=== Extracted records ===

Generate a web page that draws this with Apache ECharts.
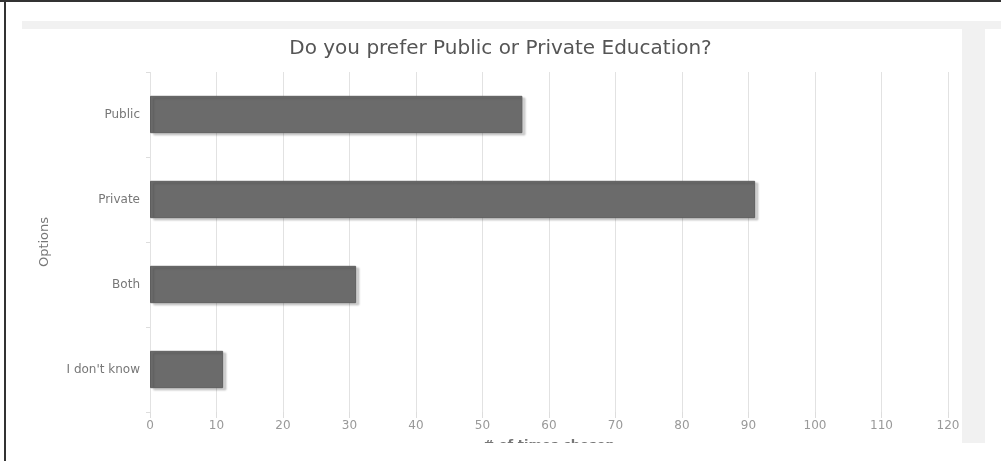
<!DOCTYPE html>
<html>
<head>
<meta charset="utf-8">
<script src="https://cdn.jsdelivr.net/npm/echarts@6/dist/echarts.min.js"></script>
<style>
  html, body { margin: 0; padding: 0; background: #fff; }
  #chart { width: 1001px; height: 461px; }
</style>
</head>
<body>
<div id="chart"></div>
<script>
// categories and counts
var categories = ['Public', 'Private', 'Both', "I don't know"]
var timesChosen = [56, 91, 31, 11]
var xTicks = { min: 0, max: 120, step: 10 }

var chart = echarts.init(document.getElementById('chart'))
chart.setOption({
  animation: false,
  backgroundColor: '#fff',
  textStyle: { fontFamily: 'DejaVu Sans' },
  title: {
    text: 'Do you prefer Public or Private Education?',
    left: 'center',
    top: 34,
    textStyle: { fontSize: 20, fontWeight: 'normal', color: '#555', fontFamily: 'DejaVu Sans' }
  },
  grid: { left: 150, right: 53, top: 72, bottom: 49 },
  xAxis: {
    type: 'value',
    min: xTicks.min,
    max: xTicks.max,
    interval: xTicks.step,
    name: '# of times chosen',
    nameLocation: 'middle',
    nameGap: 27,
    nameTextStyle: { color: '#777', fontSize: 13, fontWeight: 'bold' },
    axisLine: { show: false },
    axisTick: { show: true, length: 6, lineStyle: { color: '#ddd' } },
    axisLabel: { color: '#999', fontSize: 12, margin: 8 },
    splitLine: { show: true, lineStyle: { color: '#e2e2e2' } }
  },
  yAxis: {
    type: 'category',
    data: categories,
    inverse: true,
    name: 'Options',
    nameLocation: 'middle',
    nameGap: 99,
    nameTextStyle: { color: '#777', fontSize: 13 },
    axisLine: { show: false },
    axisTick: { show: true, length: 4, lineStyle: { color: '#ddd' } },
    axisLabel: { color: '#777', fontSize: 12, margin: 10 }
  },
  series: [{
    type: 'bar',
    data: timesChosen,
    barWidth: '44%',
    itemStyle: {
      color: '#6b6b6b',
      borderColor: '#5e5e5e',
      borderWidth: 1,
      shadowColor: 'rgba(0,0,0,0.18)',
      shadowBlur: 2,
      shadowOffsetX: 3,
      shadowOffsetY: 2
    }
  }],
  graphic: [
    // page decorations around the card
    { type: 'rect', z: -10, shape: { x: 22, y: 21, width: 979, height: 8 }, style: { fill: '#f1f1f1' } },
    { type: 'rect', z: -10, shape: { x: 962, y: 21, width: 23, height: 422 }, style: { fill: '#f1f1f1' } },
    { type: 'rect', z: -9, shape: { x: 22, y: 29, width: 940, height: 414, r: [0, 6, 0, 0] }, style: { fill: '#fff' } },
    // cut-off bottom, like the screenshot
    { type: 'rect', z: 100, shape: { x: 0, y: 443, width: 1001, height: 18 }, style: { fill: '#fff' } },
    // frame lines
    { type: 'rect', z: 101, shape: { x: 0, y: 0, width: 1001, height: 2 }, style: { fill: '#333' } },
    { type: 'rect', z: 101, shape: { x: 4, y: 0, width: 2, height: 461 }, style: { fill: '#333' } }
  ]
})
</script>
</body>
</html>
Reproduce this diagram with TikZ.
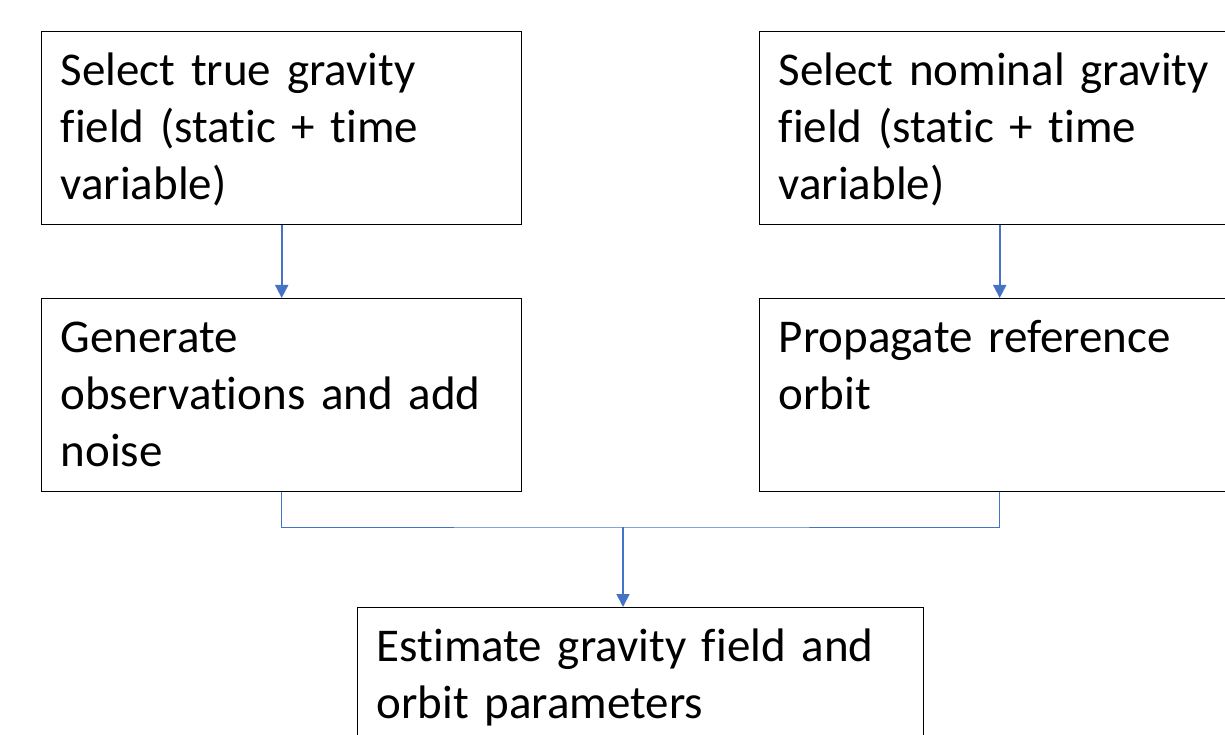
\documentclass[tikz,border=0pt]{standalone}
\usepackage{fontspec}
\setmainfont{Carlito}[Ligatures=NoCommon]
\usetikzlibrary{arrows.meta,positioning,calc}
\definecolor{FlowBlue}{RGB}{68,114,196}
\tikzset{
  stepbox/.style={draw=black, line width=1.4pt, anchor=north west,
    inner xsep=19pt, inner ysep=0pt, align=left,
    text height=54pt, text depth=139pt,
    font=\fontsize{47}{57}\selectfont},
  flowarrow/.style={draw=FlowBlue, line width=1.8pt,
    -{Triangle[width=13pt,length=13pt]}},
  joinline/.style={draw=FlowBlue, line width=1pt}
}
\begin{document}
\begin{tikzpicture}[x=1pt,y=1pt]
  \useasboundingbox (0,0) rectangle (1225,734);
  % upper row
  \node[stepbox, text width=442pt] (selTrue) at (41,703)
    {Select true gravity\\field (static + time\\variable)};
  \node[stepbox, text width=442pt] (selNom) at (759,703)
    {Select nominal gravity\\field (static + time\\variable)};
  % middle row
  \node[stepbox, text width=442pt] (genObs) at (41,436)
    {Generate\\observations and add\\noise};
  \node[stepbox, text width=442pt] (propOrb) at (759,436)
    {Propagate reference\\orbit};
  % bottom box
  \node[stepbox, text width=528pt] (estimate) at (357,127)
    {Estimate gravity field and\\orbit parameters};
  % connectors
  \draw[flowarrow] (selTrue) -- (genObs);
  \draw[flowarrow] (selNom) -- (propOrb);
  \coordinate (join) at (623,207);
  \draw[joinline] (genObs.south) |- (join) -| (propOrb.south);
  \draw[flowarrow] (join) -- (join |- estimate.north);
\end{tikzpicture}
\end{document}
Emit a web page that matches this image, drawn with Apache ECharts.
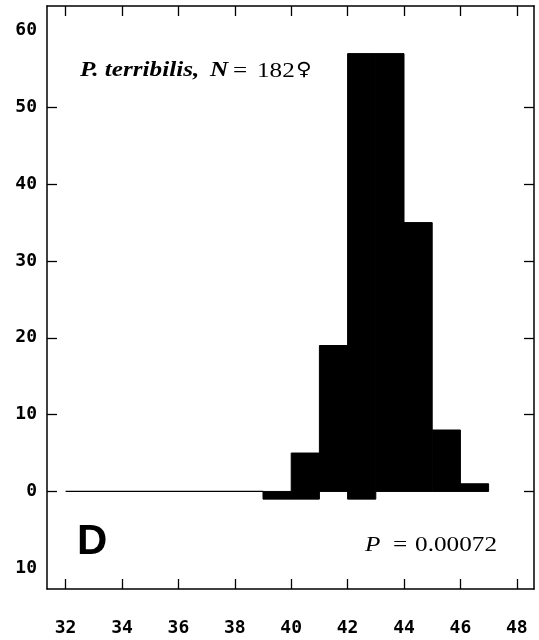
<!DOCTYPE html>
<html>
<head>
<meta charset="utf-8">
<script src="https://cdn.jsdelivr.net/npm/echarts@6/dist/echarts.min.js"></script>
<style>
  html, body { margin: 0; padding: 0; background: #fff; }
  #chart { width: 539px; height: 640px; }
</style>
</head>
<body>
<div id="chart"></div>
<script>
// histogram bins (1 unit wide), counts above and below zero
const binStart = [39, 40, 41, 42, 43, 44, 45, 46]
const upCounts = [0, 5, 19, 57, 57, 35, 8, 1]
const downCounts = [1, 1, 0, 1, 0, 0, 0, 0]
// empty stretch drawn as a flat line at zero
const emptyRange = [32, 39]

const xTicks = [32, 34, 36, 38, 40, 42, 44, 46, 48]
const yLabels = [-10, 0, 10, 20, 30, 40, 50, 60]
const yTicks = [0, 10, 20, 30, 40, 50]

const chart = echarts.init(document.getElementById('chart'))

const axisFont = {
  fontFamily: 'DejaVu Sans Mono',
  fontWeight: 'bold',
  fontSize: 18,
  color: '#000'
}
const lineStyle = { color: '#000', width: 1.5 }
const tickStyle = { color: '#000', width: 1.3 }

const binData = binStart.map((s, i) => [s, upCounts[i], downCounts[i]])

const barRect = (api, x0, top, bottom) => {
  const a = api.coord([x0, top])
  const b = api.coord([x0 + 1, bottom])
  return {
    type: 'rect',
    shape: { x: a[0], y: a[1], width: b[0] - a[0], height: b[1] - a[1] },
    style: { fill: '#000', stroke: '#000', lineWidth: 1 }
  }
}

const renderBin = (params, api) => {
  const x0 = api.value(0)
  const up = api.value(1)
  const down = api.value(2)
  const children = []
  if (up > 0) children.push(barRect(api, x0, up, 0))
  if (down > 0) children.push(barRect(api, x0, 0, -down))
  return { type: 'group', children }
}

const serif = 'Liberation Serif'
// the original type is set a bit wide, so stretch it horizontally
const txt = (x, y, text, extra) => ({
  type: 'text',
  x, y,
  scaleX: 1.2,
  style: Object.assign({
    text,
    fontFamily: serif,
    fontSize: 21,
    fill: '#000',
    verticalAlign: 'middle'
  }, extra)
})

const option = {
  animation: false,
  grid: { left: 47, right: 5, top: 6, bottom: 51 },
  xAxis: [{
    type: 'value',
    position: 'bottom',
    min: 31.34,
    max: 48.61,
    axisLine: { show: true, onZero: false, lineStyle },
    axisTick: { show: true, inside: true, length: 10, customValues: xTicks, lineStyle: tickStyle },
    axisLabel: { customValues: xTicks, margin: 30, ...axisFont },
    splitLine: { show: false }
  }, {
    type: 'value',
    position: 'top',
    min: 31.34,
    max: 48.61,
    axisLine: { show: true, onZero: false, lineStyle },
    axisTick: { show: true, inside: true, length: 10, customValues: xTicks, lineStyle: tickStyle },
    axisLabel: { show: false },
    splitLine: { show: false }
  }],
  yAxis: [{
    type: 'value',
    position: 'left',
    min: -12.7,
    max: 63.2,
    axisLine: { show: true, onZero: false, lineStyle },
    axisTick: { show: true, inside: true, length: 10, customValues: yTicks, lineStyle: tickStyle },
    axisLabel: {
      customValues: yLabels,
      margin: 10,
      formatter: v => String(Math.abs(v)),
      ...axisFont
    },
    splitLine: { show: false }
  }, {
    type: 'value',
    position: 'right',
    min: -12.7,
    max: 63.2,
    axisLine: { show: true, onZero: false, lineStyle },
    axisTick: { show: true, inside: true, length: 10, customValues: yTicks, lineStyle: tickStyle },
    axisLabel: { show: false },
    splitLine: { show: false }
  }],
  series: [{
    type: 'line',
    data: [[emptyRange[0], 0], [emptyRange[1], 0]],
    symbol: 'none',
    silent: true,
    lineStyle: { color: '#000', width: 1.3 }
  }, {
    type: 'custom',
    renderItem: renderBin,
    data: binData,
    encode: { x: 0, y: 1 },
    silent: true
  }],
  graphic: [
    txt(80, 71, 'P. terribilis,', { fontStyle: 'italic', fontWeight: 'bold' }),
    txt(210, 71, 'N', { fontStyle: 'italic', fontWeight: 'bold' }),
    txt(233, 71, '='),
    txt(257, 71, '182'),
    txt(296, 70, '♀', { fontFamily: 'DejaVu Sans', fontSize: 18 }),
    txt(365, 545, 'P', { fontStyle: 'italic' }),
    txt(393, 545, '='),
    txt(497, 545, '0.00072', { align: 'right' }),
    {
      type: 'text',
      x: 77,
      y: 542,
      style: {
        text: 'D',
        fontFamily: 'Liberation Sans',
        fontWeight: 'bold',
        fontSize: 42,
        fill: '#000',
        verticalAlign: 'middle'
      }
    }
  ]
}

chart.setOption(option)
</script>
</body>
</html>
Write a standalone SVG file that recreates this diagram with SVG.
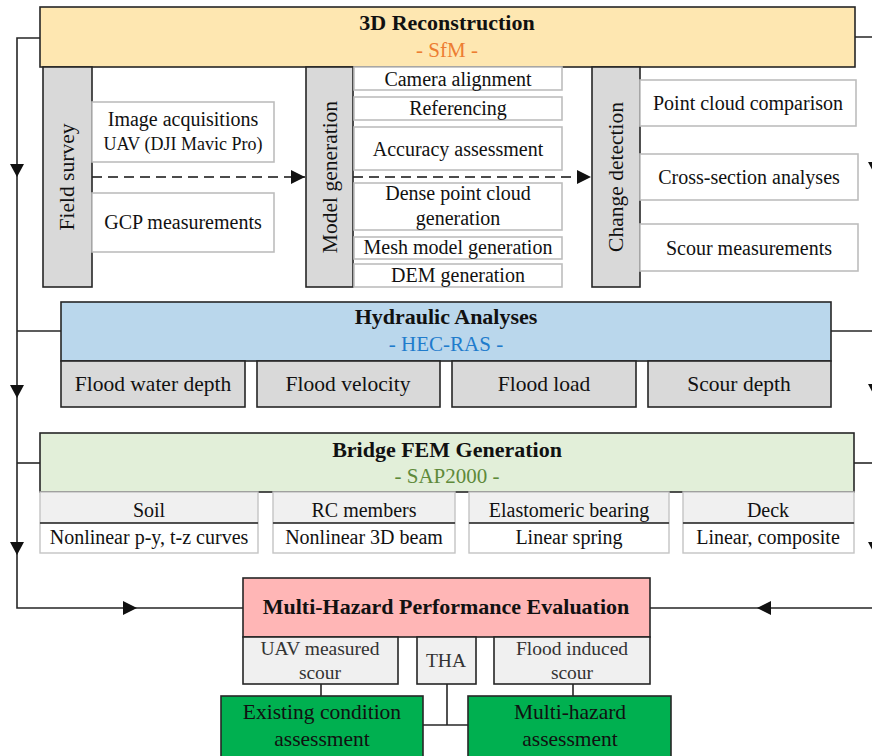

===

The exercise
Make an exact copy of the lines from the top of the material through the line with "120, step: 10", pictures excluded.

Completed task
Generate a web page that draws this with Apache ECharts.
<!DOCTYPE html>
<html>
<head>
<meta charset="utf-8">
<script src="https://cdn.jsdelivr.net/npm/echarts@6/dist/echarts.min.js"></script>
<style>
  html, body { margin: 0; padding: 0; background: #fff; }
  #chart { width: 1001px; height: 461px; }
</style>
</head>
<body>
<div id="chart"></div>
<script>
// categories and counts
var categories = ['Public', 'Private', 'Both', "I don't know"]
var timesChosen = [56, 91, 31, 11]
var xTicks = { min: 0, max: 120, step: 10 }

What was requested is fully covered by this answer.